3 Productie bij de (antwoord)akte van [betrokkene 1] en [betrokkene 2] d.d. 31 maart 1995.

4 In het dossier bevindt zich alleen de dagvaarding die tegen [verweerder] werd uitgebracht. [betrokkene 1] en [betrokkene 2] zijn afzonderlijk gedagvaard.

5 Bij repliek heeft Spektrum haar vordering tegen [betrokkene 1] en [betrokkene 2] verminderd naar aanleiding van het door hen gevoerde verweer. In cassatie speelt dit geen rol.

6 Asser/Hartkamp 1 (1996), nrs. 93 en 112, die de woorden “of overeenkomst” echter niet toevoegt.

7 HR 18juni 1943, NJ 1943, 511.

8 M. Ynzonides, Verstek en verzet, 1996, blz. 60-61; Losbl. Burg. Rv (Asser), aant. 1 en 4 bij art. 79; Hugenholtz/Heemskerk, 1998, blz. 67; Vademecum Burgerlijk procesrecht (Werkhoven), hoofdstuk 17, blz. 67.

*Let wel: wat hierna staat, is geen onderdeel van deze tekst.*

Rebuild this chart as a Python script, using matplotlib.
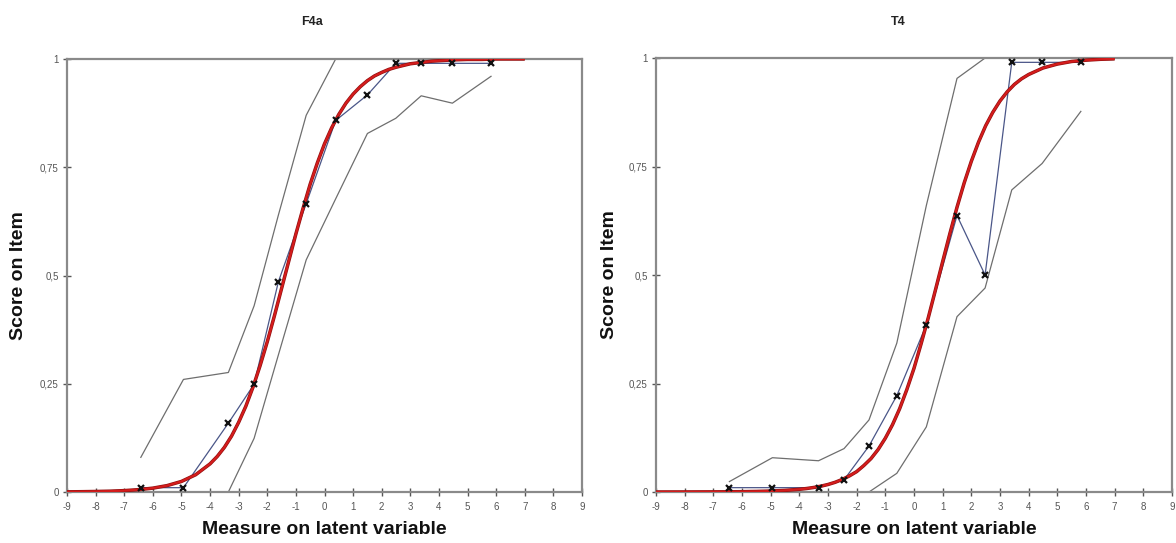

9 HR 21 november 1952, NJ 1953, 468.

10 Asser-Hartkamp 4-1, 1996, blz. 87-90; M.W.E. Koopmann, Bevrijdende verjaring, 1993, blz. 22-25.

11 Koopmann, a.w., blz. 24.

12 MvT Wetsvoorstel 19 976, IK 1986-1987 nr. 3, blz. 2 en 26; Ynzonides, a.w. blz. 72-78; Ynzonides/Meijer, De civiele kantongerechtsprocedure, 1992, blz. 89-90; A.W. Jongbloed, De nieuwe civiele kantongerechtsprocedure, blz. 73.